DATA TO PROCESS:
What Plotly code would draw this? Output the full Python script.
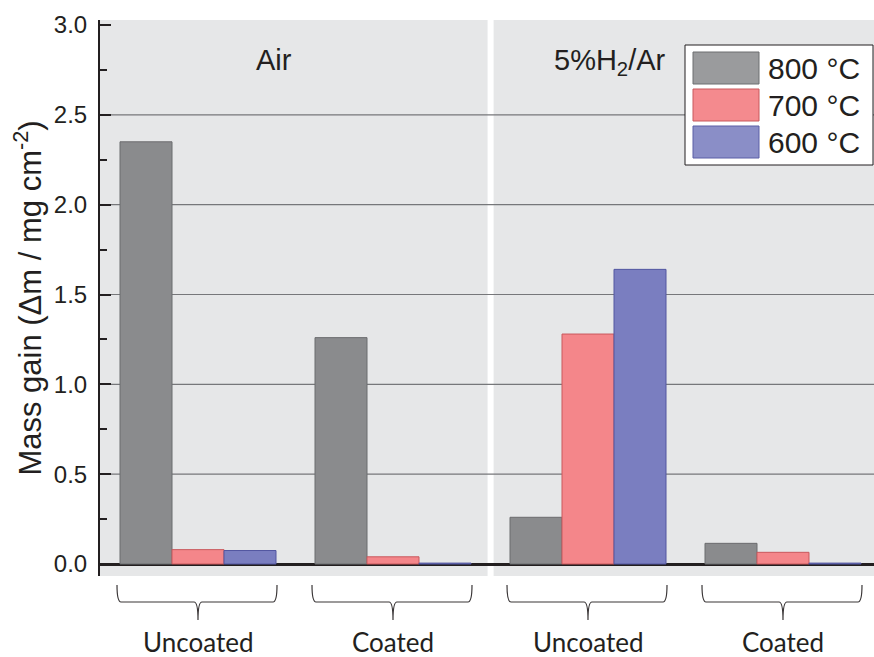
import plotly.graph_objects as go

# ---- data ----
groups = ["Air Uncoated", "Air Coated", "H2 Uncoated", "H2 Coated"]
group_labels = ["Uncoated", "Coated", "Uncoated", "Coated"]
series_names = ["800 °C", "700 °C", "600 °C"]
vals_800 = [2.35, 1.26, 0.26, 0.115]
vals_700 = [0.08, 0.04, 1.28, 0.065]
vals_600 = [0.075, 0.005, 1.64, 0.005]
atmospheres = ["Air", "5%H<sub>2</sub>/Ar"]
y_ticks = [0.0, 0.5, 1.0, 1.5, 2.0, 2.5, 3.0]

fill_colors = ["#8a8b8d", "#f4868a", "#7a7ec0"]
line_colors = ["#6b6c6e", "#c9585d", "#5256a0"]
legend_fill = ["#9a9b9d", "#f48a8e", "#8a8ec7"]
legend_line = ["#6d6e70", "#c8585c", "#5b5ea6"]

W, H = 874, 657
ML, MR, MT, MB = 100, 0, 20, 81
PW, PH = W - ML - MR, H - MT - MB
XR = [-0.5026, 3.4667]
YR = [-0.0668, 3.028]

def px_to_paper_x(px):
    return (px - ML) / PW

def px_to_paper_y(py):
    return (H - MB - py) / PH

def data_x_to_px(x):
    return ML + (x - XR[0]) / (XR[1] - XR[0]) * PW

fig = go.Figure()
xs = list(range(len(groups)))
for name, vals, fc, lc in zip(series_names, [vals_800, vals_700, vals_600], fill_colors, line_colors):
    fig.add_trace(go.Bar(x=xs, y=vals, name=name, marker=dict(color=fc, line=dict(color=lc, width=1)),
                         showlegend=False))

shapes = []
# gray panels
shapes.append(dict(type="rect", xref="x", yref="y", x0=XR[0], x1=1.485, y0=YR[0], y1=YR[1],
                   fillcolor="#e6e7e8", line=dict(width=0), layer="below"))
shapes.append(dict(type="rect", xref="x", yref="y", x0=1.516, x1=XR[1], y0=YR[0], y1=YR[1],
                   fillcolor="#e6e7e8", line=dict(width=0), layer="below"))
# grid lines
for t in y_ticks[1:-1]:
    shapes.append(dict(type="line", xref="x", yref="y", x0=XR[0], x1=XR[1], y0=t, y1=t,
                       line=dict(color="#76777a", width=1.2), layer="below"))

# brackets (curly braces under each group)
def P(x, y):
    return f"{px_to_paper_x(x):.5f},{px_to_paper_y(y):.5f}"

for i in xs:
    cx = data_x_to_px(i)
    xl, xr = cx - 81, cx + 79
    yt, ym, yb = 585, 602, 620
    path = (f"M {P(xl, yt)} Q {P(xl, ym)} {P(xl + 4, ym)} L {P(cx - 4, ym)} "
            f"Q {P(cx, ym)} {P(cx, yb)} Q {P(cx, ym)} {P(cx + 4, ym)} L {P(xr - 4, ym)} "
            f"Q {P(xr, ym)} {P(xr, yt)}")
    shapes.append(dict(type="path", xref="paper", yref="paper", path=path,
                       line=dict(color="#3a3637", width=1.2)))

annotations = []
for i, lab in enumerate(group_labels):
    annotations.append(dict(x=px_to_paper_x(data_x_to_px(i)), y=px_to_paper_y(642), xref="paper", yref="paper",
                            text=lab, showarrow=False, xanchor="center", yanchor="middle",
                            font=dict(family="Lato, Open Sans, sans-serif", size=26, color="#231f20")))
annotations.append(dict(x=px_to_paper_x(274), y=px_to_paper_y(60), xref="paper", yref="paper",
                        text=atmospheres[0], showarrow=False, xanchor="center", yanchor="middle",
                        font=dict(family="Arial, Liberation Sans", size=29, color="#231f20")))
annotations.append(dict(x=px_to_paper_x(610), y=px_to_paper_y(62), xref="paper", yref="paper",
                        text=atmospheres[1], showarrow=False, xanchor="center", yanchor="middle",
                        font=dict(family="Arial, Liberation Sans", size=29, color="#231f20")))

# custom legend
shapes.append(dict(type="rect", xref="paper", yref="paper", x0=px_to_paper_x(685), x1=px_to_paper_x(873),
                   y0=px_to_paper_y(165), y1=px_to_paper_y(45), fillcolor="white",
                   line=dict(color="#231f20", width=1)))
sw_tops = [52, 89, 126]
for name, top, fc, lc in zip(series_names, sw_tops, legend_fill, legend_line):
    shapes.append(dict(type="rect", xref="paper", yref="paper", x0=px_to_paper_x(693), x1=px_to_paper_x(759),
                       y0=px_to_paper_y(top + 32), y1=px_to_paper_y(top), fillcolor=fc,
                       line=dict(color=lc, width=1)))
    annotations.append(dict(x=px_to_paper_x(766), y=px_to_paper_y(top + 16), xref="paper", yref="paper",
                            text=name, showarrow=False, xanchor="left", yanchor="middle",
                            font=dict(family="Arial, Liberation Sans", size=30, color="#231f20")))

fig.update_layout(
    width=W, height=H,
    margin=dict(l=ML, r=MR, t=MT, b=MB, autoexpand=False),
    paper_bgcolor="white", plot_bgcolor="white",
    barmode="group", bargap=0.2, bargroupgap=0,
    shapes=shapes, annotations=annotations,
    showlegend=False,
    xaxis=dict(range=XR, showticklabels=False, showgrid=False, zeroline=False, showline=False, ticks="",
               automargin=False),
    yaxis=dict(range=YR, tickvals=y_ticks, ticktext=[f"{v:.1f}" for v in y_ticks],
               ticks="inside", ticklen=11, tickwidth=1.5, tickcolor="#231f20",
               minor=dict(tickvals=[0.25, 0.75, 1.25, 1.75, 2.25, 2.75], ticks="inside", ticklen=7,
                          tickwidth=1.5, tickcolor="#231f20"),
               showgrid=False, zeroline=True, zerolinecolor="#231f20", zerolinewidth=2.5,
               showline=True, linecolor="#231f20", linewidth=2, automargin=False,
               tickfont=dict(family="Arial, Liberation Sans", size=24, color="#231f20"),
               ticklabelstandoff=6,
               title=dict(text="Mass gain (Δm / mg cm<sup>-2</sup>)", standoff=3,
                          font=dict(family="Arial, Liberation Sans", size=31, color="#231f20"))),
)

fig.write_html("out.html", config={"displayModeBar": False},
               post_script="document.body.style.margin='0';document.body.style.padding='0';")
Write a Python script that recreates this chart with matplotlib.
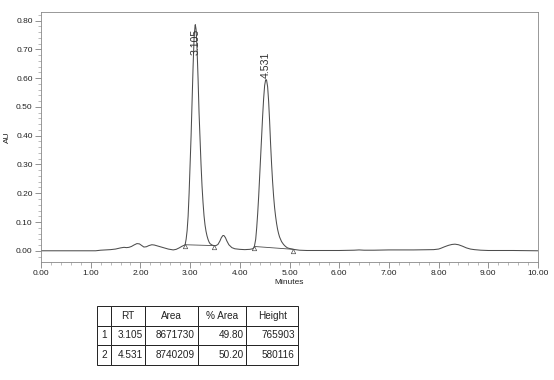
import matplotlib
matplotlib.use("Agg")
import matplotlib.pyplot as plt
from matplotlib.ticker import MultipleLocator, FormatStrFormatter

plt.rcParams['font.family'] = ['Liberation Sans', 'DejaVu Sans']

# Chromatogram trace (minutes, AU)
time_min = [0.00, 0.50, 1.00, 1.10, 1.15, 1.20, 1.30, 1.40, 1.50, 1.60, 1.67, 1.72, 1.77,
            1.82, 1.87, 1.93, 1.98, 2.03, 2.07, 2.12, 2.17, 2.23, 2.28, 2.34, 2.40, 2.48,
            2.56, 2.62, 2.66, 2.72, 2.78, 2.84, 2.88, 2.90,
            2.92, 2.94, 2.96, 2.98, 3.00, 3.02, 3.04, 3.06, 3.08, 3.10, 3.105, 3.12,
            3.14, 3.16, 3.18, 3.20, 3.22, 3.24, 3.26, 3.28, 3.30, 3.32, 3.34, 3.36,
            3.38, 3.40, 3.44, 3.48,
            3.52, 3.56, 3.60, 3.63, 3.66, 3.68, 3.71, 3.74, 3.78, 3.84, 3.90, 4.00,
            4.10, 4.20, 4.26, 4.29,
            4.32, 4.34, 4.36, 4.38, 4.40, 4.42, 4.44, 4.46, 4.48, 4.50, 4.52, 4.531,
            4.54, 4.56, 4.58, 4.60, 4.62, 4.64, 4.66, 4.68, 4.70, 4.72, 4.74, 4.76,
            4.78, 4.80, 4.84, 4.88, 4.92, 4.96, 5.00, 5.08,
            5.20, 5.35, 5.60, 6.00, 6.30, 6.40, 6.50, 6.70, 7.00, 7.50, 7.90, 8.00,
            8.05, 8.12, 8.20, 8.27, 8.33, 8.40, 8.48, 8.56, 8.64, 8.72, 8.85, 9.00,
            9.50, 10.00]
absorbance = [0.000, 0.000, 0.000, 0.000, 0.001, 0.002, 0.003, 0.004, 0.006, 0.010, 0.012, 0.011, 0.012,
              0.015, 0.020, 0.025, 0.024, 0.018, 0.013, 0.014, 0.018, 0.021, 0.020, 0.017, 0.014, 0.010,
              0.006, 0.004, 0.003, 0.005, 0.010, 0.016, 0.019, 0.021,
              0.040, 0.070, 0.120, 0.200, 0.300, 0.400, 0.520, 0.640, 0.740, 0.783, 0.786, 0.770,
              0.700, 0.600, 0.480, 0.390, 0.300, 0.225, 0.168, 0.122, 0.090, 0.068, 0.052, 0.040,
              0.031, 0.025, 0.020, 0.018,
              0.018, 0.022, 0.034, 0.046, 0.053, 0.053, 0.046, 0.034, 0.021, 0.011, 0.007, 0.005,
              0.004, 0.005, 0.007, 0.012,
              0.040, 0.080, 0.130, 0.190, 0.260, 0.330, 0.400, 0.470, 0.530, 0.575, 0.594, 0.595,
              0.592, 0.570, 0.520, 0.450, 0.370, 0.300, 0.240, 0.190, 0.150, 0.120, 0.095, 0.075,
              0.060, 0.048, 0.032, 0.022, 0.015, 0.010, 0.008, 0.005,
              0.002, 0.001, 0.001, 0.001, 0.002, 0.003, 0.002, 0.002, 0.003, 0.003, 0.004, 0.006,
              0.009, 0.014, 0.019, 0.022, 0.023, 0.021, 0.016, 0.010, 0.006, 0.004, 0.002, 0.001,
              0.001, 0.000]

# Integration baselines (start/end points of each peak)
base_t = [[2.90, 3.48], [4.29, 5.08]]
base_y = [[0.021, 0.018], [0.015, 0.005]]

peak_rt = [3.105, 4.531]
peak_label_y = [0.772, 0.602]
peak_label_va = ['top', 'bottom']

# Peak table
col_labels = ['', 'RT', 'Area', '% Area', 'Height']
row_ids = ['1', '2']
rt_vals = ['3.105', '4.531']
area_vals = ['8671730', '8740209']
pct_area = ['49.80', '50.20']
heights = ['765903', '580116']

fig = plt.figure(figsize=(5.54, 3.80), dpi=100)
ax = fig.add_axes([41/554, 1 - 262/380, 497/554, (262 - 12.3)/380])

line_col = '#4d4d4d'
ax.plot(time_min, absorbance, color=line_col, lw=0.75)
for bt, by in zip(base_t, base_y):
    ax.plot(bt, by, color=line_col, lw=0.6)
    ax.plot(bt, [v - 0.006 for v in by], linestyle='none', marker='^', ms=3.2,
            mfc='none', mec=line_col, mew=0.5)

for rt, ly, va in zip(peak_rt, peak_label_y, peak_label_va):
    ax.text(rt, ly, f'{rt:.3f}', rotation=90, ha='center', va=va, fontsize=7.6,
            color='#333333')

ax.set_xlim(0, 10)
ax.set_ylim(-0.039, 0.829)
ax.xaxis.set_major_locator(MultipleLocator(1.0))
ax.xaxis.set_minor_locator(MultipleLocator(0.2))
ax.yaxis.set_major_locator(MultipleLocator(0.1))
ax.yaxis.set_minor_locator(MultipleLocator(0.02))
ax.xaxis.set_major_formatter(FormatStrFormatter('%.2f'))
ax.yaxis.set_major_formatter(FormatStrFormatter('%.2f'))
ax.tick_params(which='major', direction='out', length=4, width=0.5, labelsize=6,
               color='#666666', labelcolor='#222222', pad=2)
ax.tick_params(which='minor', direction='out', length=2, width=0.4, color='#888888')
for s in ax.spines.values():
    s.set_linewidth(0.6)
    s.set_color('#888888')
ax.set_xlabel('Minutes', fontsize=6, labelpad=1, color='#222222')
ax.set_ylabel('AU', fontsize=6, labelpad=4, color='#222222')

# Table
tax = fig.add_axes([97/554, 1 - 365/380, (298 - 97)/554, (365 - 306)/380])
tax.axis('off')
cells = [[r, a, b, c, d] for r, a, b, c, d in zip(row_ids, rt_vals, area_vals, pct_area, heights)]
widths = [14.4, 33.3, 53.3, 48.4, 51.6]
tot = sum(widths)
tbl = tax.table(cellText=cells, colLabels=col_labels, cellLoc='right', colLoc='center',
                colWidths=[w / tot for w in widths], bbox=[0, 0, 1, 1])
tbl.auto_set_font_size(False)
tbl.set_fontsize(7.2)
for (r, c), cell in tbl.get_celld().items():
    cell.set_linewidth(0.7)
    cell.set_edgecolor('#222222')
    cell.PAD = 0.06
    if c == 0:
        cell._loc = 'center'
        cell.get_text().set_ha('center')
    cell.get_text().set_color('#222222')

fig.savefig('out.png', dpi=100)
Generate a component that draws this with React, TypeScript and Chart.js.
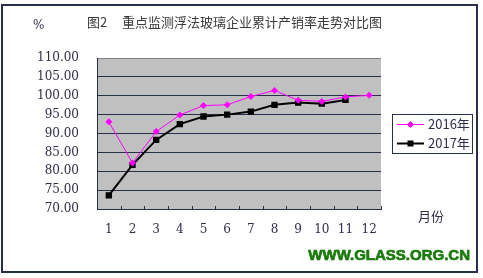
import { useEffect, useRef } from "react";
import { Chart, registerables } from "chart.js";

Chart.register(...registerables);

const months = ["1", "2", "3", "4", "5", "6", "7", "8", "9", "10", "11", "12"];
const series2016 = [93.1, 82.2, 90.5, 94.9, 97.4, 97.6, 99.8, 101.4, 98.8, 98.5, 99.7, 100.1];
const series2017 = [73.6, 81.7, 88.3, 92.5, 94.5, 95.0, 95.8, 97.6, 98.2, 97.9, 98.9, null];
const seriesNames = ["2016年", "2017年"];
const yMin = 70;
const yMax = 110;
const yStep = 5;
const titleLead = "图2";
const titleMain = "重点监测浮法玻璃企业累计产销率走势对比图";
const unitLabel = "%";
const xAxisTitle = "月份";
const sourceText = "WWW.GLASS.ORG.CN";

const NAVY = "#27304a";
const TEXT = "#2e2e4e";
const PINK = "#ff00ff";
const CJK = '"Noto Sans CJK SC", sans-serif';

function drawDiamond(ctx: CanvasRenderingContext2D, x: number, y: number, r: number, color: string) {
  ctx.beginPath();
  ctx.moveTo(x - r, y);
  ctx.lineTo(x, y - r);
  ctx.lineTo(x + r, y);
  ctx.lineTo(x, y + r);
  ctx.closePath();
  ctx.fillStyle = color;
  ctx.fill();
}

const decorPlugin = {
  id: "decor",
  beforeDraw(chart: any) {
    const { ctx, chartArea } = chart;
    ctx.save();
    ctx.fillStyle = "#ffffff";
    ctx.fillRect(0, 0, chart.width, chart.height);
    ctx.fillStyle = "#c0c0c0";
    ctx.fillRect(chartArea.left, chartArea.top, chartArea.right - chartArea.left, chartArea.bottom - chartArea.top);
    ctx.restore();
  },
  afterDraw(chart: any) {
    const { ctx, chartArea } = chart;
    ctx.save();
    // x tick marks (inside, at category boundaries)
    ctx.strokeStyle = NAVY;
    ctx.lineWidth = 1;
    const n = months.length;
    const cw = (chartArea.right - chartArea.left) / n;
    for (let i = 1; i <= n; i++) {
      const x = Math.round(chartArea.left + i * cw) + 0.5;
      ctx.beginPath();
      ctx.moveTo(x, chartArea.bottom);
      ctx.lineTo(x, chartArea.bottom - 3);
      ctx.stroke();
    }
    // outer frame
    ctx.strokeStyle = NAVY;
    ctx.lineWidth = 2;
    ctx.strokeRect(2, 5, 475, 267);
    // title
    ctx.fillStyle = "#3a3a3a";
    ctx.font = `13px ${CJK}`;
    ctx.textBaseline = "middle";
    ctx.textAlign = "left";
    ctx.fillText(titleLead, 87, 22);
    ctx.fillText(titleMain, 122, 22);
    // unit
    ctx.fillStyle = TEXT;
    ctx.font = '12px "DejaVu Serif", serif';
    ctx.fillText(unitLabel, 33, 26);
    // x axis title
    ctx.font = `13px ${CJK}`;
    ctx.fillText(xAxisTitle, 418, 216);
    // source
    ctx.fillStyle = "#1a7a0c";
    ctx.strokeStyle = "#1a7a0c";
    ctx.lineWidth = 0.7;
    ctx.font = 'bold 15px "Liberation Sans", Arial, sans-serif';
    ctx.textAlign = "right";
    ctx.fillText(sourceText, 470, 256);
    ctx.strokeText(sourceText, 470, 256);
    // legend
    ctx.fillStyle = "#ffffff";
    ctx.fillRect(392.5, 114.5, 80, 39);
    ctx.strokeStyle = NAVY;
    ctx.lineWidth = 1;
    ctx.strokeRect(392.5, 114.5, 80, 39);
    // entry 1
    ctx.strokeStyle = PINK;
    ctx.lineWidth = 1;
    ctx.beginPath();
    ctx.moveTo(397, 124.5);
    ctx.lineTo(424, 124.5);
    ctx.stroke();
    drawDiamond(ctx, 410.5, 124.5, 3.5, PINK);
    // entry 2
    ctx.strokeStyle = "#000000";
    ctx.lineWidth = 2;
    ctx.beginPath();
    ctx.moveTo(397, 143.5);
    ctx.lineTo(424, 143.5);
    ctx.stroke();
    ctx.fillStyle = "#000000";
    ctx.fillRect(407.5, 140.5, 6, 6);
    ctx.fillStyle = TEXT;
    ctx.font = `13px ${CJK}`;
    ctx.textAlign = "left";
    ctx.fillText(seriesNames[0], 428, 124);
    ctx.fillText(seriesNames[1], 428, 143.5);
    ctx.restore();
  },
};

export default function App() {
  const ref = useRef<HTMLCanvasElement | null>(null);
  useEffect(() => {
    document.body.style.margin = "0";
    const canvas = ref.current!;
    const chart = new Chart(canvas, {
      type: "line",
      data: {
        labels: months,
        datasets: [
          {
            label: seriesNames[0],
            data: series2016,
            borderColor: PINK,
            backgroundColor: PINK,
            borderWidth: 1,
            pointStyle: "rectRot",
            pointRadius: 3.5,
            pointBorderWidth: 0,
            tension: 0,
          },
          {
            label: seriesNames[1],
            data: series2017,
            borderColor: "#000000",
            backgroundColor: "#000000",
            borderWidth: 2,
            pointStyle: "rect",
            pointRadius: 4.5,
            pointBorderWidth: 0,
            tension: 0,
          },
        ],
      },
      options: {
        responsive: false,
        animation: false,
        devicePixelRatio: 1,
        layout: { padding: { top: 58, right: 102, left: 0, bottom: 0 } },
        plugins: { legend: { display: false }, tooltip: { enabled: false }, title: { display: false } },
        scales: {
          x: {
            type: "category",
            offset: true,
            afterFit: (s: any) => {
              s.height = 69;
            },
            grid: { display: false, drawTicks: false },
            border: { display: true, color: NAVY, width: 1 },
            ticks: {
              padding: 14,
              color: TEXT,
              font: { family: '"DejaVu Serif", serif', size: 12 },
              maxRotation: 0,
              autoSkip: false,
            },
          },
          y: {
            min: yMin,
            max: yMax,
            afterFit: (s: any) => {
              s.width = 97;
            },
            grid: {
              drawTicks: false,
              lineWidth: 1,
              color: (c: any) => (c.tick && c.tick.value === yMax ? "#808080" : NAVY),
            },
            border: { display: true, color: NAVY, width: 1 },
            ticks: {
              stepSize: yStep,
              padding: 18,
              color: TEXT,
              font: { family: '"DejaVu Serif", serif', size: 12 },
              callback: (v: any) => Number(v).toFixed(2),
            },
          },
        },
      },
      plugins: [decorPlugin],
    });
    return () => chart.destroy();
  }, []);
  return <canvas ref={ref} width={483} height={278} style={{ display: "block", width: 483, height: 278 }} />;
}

WHAT YOU ARE ASKED TO DO: Your task is to restate word for word the lines from the top of the data to the line containing "return ML +", both ends included, with every picture left out.

SOLUTION:
What Plotly code would draw this? Output the full Python script.
import plotly.graph_objects as go

# ---- data ----
groups = ["Air Uncoated", "Air Coated", "H2 Uncoated", "H2 Coated"]
group_labels = ["Uncoated", "Coated", "Uncoated", "Coated"]
series_names = ["800 °C", "700 °C", "600 °C"]
vals_800 = [2.35, 1.26, 0.26, 0.115]
vals_700 = [0.08, 0.04, 1.28, 0.065]
vals_600 = [0.075, 0.005, 1.64, 0.005]
atmospheres = ["Air", "5%H<sub>2</sub>/Ar"]
y_ticks = [0.0, 0.5, 1.0, 1.5, 2.0, 2.5, 3.0]

fill_colors = ["#8a8b8d", "#f4868a", "#7a7ec0"]
line_colors = ["#6b6c6e", "#c9585d", "#5256a0"]
legend_fill = ["#9a9b9d", "#f48a8e", "#8a8ec7"]
legend_line = ["#6d6e70", "#c8585c", "#5b5ea6"]

W, H = 874, 657
ML, MR, MT, MB = 100, 0, 20, 81
PW, PH = W - ML - MR, H - MT - MB
XR = [-0.5026, 3.4667]
YR = [-0.0668, 3.028]

def px_to_paper_x(px):
    return (px - ML) / PW

def px_to_paper_y(py):
    return (H - MB - py) / PH

def data_x_to_px(x):
    return ML + (x - XR[0]) / (XR[1] - XR[0]) * PW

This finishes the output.